Ferrous Scrap

Could we be looking at a weakness in June prices?

Written by Stephen Miller


The chatter about the June ferrous scrap market has been noticeably muted as we come off the Memorial Day weekend. However, those who RMU have spoken to are not confident prices will hold at May levels, which saw prime scrap trade sideways and obsolescent grades drop $10 per gross ton (gt) to $20/gt.

The best illustration of this was conversations RMU had with our sources in the Midwest. One source thinks the market is trending downward on the basis of reduced demand. He said the melting program at USS-Gary Works and the other Cleveland-Cliffs mills in the Chicago district “will be less than May, and May was pretty bad.”

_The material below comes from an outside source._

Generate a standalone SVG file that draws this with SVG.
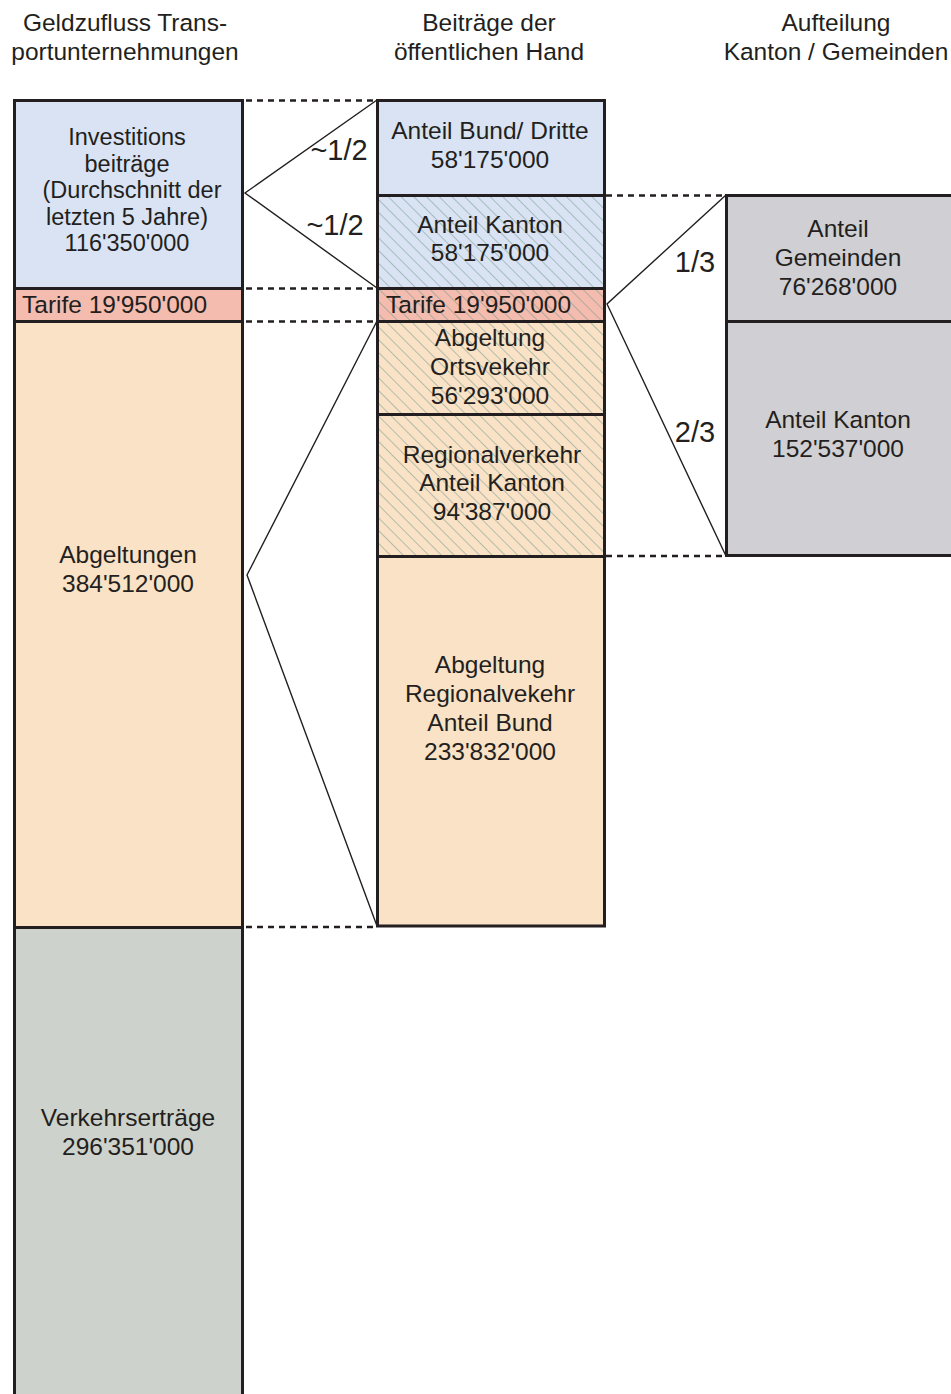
<svg xmlns="http://www.w3.org/2000/svg" width="951" height="1394" viewBox="0 0 951 1394">
<defs>
<pattern id="hatch" patternUnits="userSpaceOnUse" width="9" height="9" patternTransform="rotate(-45)">
<line x1="0" y1="0" x2="0" y2="9" stroke="#6f968c" stroke-width="1"/>
</pattern>
<style>
text{font-family:"Liberation Sans",Arial,sans-serif;fill:#231f20;}
.t{font-size:24.5px;text-anchor:middle;}
.s{font-size:23.5px;text-anchor:middle;}
.h{font-size:24.5px;text-anchor:middle;}
.r{font-size:29px;text-anchor:middle;}
.dv{stroke:#231f20;stroke-width:3;fill:none;}
.dash{stroke:#231f20;stroke-width:2.5;stroke-dasharray:6 5;fill:none;}
.ln{stroke:#231f20;stroke-width:1.4;fill:none;}
</style>
</defs>
<rect width="951" height="1394" fill="#ffffff"/>

<g id="headers">
<text class="h" x="125" y="31">Geldzufluss Trans-</text>
<text class="h" x="125" y="60">portunternehmungen</text>
<text class="h" x="489" y="31">Beiträge der</text>
<text class="h" x="489" y="60">öffentlichen Hand</text>
<text class="h" x="836" y="31">Aufteilung</text>
<text class="h" x="836" y="60">Kanton / Gemeinden</text>
</g>

<g id="left-column">
<g id="invest">
<rect x="14.5" y="100.5" width="228" height="188" fill="#d9e3f3"/>
<text class="s" x="127" y="145">Investitions</text>
<text class="s" x="127" y="171.5">beiträge</text>
<text class="s" x="132" y="198">(Durchschnitt der</text>
<text class="s" x="127" y="224.5">letzten 5 Jahre)</text>
<text class="s" x="127" y="251">116'350'000</text>
</g>
<g id="tarife-left">
<rect x="14.5" y="288.5" width="228" height="33" fill="#f4bcae"/>
<text x="22" y="313" style="font-size:24.5px">Tarife 19'950'000</text>
</g>
<g id="abgeltungen">
<rect x="14.5" y="321.5" width="228" height="606" fill="#f9e2c6"/>
<text class="t" x="128" y="563">Abgeltungen</text>
<text class="t" x="128" y="592">384'512'000</text>
</g>
<g id="verkehr">
<rect x="14.5" y="927.5" width="228" height="470" fill="#cdd2cc"/>
<text class="t" x="128" y="1126">Verkehrserträge</text>
<text class="t" x="128" y="1155">296'351'000</text>
</g>
<path class="dv" d="M14.5 1400 V100.5 H242.5 V1400 M14.5 288.5 H242.5 M14.5 321.5 H242.5 M14.5 927.5 H242.5"/>
</g>

<g id="middle-column">
<g id="bund-dritte">
<rect x="377.5" y="100.5" width="227" height="95" fill="#d9e3f3"/>
<text class="t" x="490" y="139">Anteil Bund/ Dritte</text>
<text class="t" x="490" y="168">58'175'000</text>
</g>
<g id="kanton-mid">
<rect x="377.5" y="195.5" width="227" height="93" fill="#d9e3f3"/>
<rect x="377.5" y="195.5" width="227" height="93" fill="url(#hatch)"/>
<text class="t" x="490" y="233">Anteil Kanton</text>
<text class="t" x="490" y="261">58'175'000</text>
</g>
<g id="tarife-mid">
<rect x="377.5" y="288.5" width="227" height="33" fill="#f4bcae"/>
<rect x="377.5" y="288.5" width="227" height="33" fill="url(#hatch)"/>
<text x="386" y="313" style="font-size:24.5px">Tarife 19'950'000</text>
</g>
<g id="ortsverkehr">
<rect x="377.5" y="321.5" width="227" height="93" fill="#f9e2c6"/>
<rect x="377.5" y="321.5" width="227" height="93" fill="url(#hatch)"/>
<text class="t" x="490" y="346">Abgeltung</text>
<text class="t" x="490" y="375">Ortsvekehr</text>
<text class="t" x="490" y="404">56'293'000</text>
</g>
<g id="regionalverkehr">
<rect x="377.5" y="414.5" width="227" height="142" fill="#f9e2c6"/>
<rect x="377.5" y="414.5" width="227" height="142" fill="url(#hatch)"/>
<text class="t" x="492" y="463">Regionalverkehr</text>
<text class="t" x="492" y="491">Anteil Kanton</text>
<text class="t" x="492" y="520">94'387'000</text>
</g>
<g id="abgeltung-bund">
<rect x="377.5" y="556.5" width="227" height="370" fill="#f9e2c6"/>
<text class="t" x="490" y="673">Abgeltung</text>
<text class="t" x="490" y="702">Regionalvekehr</text>
<text class="t" x="490" y="731">Anteil Bund</text>
<text class="t" x="490" y="760">233'832'000</text>
</g>
<path class="dv" d="M377.5 100.5 H604.5 V926 H377.5 Z M377.5 195.5 H604.5 M377.5 288.5 H604.5 M377.5 321.5 H604.5 M377.5 414.5 H604.5 M377.5 556.5 H604.5"/>
</g>

<g id="right-column">
<g id="gemeinden">
<rect x="726.5" y="195.5" width="230" height="126" fill="#d0cfd4"/>
<text class="t" x="838" y="237">Anteil</text>
<text class="t" x="838" y="266">Gemeinden</text>
<text class="t" x="838" y="295">76'268'000</text>
</g>
<g id="kanton-right">
<rect x="726.5" y="321.5" width="230" height="234" fill="#d0cfd4"/>
<text class="t" x="838" y="428">Anteil Kanton</text>
<text class="t" x="838" y="457">152'537'000</text>
</g>
<path class="dv" d="M956 195.5 H726.5 V555.5 H956 M726.5 321.5 H956"/>
</g>

<g id="connectors">
<path class="dash" d="M246 100.5 H376 M246 288.5 H376 M246 321.5 H376 M246 927 H376 M606 195.5 H725 M606 556 H725"/>
<path class="ln" d="M377 100 L245 193 L377 288"/>
<path class="ln" d="M377 321 L247 575 L377 926"/>
<path class="ln" d="M726 195 L607 304 L726 556"/>
<text class="r" x="339" y="160">~1/2</text>
<text class="r" x="335" y="235">~1/2</text>
<text class="r" x="695" y="272">1/3</text>
<text class="r" x="695" y="442">2/3</text>
</g>
</svg>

The source also that noted NLMK in Portage, Ind., will not be buying scrap in June. Normally, NLMK would purchase 30,000-35,000 gt per month. He also noted Charter Steel in Wisconsin has an announced outage from June 18-July 21. Canada’s Algoma Steel’s program will not be strong, either. This doesn’t leave many EAFs in the Chicago region to take up the slack. The only possibility is Nucor Kankakee, but the chances of that happening are slim.

He revealed that he has seen a lack of scrap generation on the part of his larger industrial accounts. This may indicate that the manufacturing sector could be slowing down.

We spoke with a buyer in the Great Lakes region who said demand in his district “is relatively consistent with a few additional outages scheduled for June.” He further added, scrap flows are enough to meet the current demand picture.

All this information points to weakness in June. As the price of HRC tries to find a bottom, the mills collectively are unlikely to show the scrap industry any mercy. So, the market could easily drop $20/gt and even more.